━━━━━ LISTED ENTRIES ━━━━━

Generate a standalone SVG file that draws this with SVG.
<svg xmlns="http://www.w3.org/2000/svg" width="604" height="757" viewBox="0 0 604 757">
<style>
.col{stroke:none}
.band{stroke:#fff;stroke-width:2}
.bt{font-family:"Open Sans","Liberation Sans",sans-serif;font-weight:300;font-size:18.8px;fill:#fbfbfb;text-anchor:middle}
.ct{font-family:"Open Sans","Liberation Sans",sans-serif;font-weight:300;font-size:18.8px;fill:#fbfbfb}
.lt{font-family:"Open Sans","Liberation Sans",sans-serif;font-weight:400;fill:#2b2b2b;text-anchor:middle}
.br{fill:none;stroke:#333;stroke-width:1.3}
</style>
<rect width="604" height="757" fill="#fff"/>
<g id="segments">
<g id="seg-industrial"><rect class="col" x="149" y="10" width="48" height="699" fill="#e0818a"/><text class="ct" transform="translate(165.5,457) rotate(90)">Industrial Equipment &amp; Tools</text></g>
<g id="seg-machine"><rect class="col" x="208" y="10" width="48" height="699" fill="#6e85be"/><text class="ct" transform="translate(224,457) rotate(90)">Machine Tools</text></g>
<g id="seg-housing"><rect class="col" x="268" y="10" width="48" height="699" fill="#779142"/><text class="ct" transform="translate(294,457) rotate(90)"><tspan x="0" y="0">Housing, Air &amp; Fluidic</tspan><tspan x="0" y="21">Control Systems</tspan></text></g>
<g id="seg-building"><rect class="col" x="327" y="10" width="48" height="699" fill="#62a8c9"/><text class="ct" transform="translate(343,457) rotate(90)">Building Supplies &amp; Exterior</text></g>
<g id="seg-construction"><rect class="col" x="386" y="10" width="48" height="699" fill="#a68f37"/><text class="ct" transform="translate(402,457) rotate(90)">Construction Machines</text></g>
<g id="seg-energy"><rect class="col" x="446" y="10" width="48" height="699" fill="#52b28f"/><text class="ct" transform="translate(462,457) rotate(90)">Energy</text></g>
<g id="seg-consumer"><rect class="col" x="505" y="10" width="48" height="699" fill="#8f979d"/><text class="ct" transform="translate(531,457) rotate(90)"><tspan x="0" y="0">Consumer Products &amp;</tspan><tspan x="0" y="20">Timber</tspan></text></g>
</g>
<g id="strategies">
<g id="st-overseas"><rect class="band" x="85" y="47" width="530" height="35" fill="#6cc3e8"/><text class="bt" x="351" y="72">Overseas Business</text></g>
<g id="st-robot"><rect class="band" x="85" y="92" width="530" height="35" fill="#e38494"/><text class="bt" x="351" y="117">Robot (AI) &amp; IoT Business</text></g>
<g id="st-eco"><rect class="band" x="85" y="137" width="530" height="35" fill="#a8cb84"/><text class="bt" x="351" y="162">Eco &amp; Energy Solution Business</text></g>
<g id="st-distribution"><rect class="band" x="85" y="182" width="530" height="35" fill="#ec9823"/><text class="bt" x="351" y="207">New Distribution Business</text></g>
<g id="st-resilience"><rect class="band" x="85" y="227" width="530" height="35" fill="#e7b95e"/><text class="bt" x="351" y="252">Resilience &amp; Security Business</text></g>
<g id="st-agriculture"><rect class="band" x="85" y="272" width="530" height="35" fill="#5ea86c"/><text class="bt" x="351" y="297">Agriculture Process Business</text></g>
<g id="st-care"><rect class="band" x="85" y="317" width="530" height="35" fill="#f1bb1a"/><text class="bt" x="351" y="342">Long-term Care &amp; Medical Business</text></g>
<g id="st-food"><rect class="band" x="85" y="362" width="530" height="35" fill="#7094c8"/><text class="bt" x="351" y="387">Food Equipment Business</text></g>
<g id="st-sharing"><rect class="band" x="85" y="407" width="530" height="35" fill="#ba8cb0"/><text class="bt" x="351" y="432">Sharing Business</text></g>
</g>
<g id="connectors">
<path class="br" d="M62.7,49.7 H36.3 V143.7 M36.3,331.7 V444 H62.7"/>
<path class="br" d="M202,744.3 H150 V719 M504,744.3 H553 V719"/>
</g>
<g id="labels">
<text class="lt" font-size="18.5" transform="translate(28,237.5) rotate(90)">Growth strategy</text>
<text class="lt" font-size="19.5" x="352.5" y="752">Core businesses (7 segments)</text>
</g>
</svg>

━━━━━
━━━━━ LISTED ENTRIES ━━━━━

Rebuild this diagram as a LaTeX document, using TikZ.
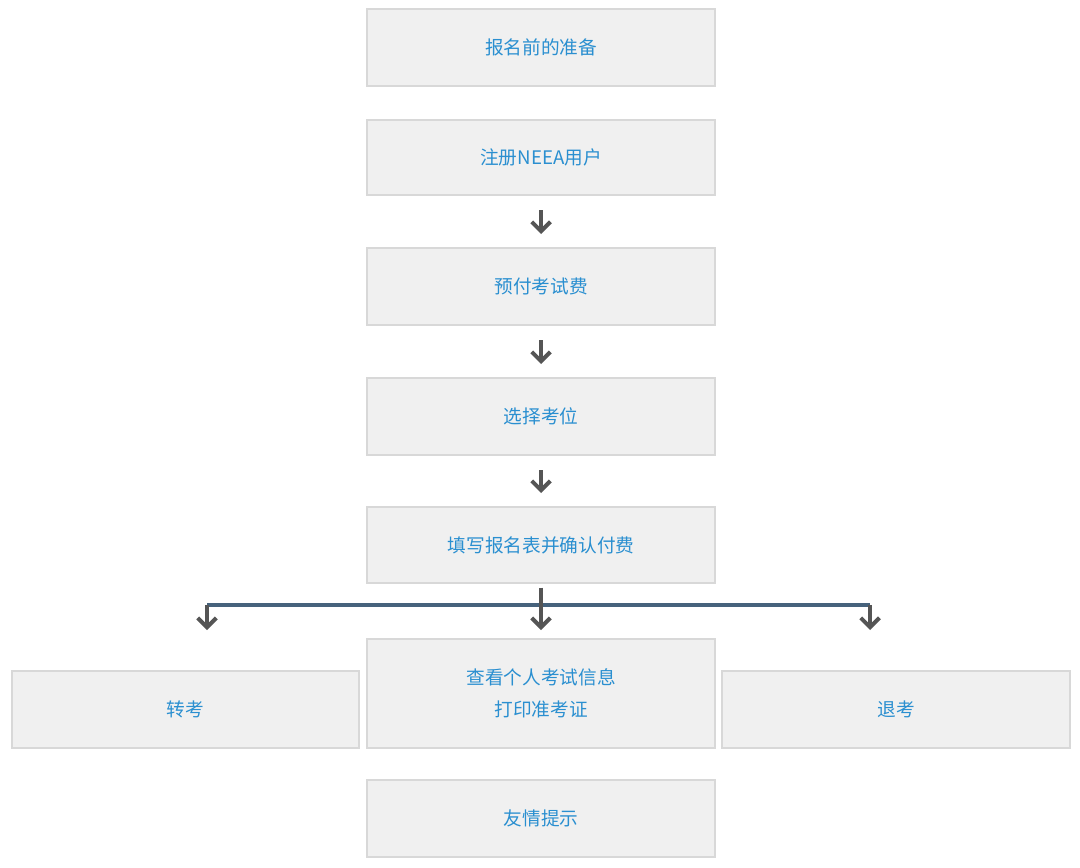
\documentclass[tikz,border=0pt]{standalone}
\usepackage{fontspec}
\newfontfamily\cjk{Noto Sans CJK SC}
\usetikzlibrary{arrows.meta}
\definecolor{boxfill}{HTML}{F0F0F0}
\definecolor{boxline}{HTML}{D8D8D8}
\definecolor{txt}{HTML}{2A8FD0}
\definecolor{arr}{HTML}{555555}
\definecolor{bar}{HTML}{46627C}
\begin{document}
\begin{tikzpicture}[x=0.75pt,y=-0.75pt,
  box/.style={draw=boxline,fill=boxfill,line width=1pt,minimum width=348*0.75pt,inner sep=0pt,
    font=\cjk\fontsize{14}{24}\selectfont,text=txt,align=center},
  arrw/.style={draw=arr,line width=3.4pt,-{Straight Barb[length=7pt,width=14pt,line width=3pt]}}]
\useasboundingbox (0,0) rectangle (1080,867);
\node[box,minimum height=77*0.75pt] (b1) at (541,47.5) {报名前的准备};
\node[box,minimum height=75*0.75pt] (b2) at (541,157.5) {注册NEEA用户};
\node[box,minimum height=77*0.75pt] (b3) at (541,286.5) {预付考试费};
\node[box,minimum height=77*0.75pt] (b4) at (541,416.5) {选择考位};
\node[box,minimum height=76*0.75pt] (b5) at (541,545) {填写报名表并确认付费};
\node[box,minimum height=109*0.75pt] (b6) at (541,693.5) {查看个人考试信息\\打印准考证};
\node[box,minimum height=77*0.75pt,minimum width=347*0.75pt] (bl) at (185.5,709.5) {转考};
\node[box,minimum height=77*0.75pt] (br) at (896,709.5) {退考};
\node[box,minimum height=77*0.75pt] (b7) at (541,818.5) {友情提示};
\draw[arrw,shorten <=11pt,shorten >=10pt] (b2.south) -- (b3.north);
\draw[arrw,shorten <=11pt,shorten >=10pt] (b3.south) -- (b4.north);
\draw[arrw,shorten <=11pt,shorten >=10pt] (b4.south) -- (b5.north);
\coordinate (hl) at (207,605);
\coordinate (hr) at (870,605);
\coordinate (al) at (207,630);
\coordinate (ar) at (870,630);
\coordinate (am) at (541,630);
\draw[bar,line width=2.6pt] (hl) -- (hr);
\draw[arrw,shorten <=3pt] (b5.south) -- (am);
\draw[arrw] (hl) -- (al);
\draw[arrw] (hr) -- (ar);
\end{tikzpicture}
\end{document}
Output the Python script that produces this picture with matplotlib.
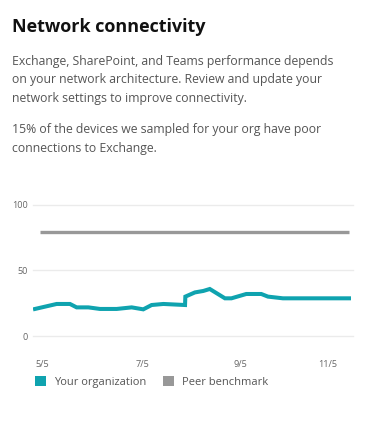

━━━━━

AIM
Show all lines in the entries above where the string "this" appears.

ANSWER
Generate a standalone SVG file that draws this with SVG.
Rebuild this diagram as a LaTeX document, using TikZ.
Output the Python script that produces this picture with matplotlib.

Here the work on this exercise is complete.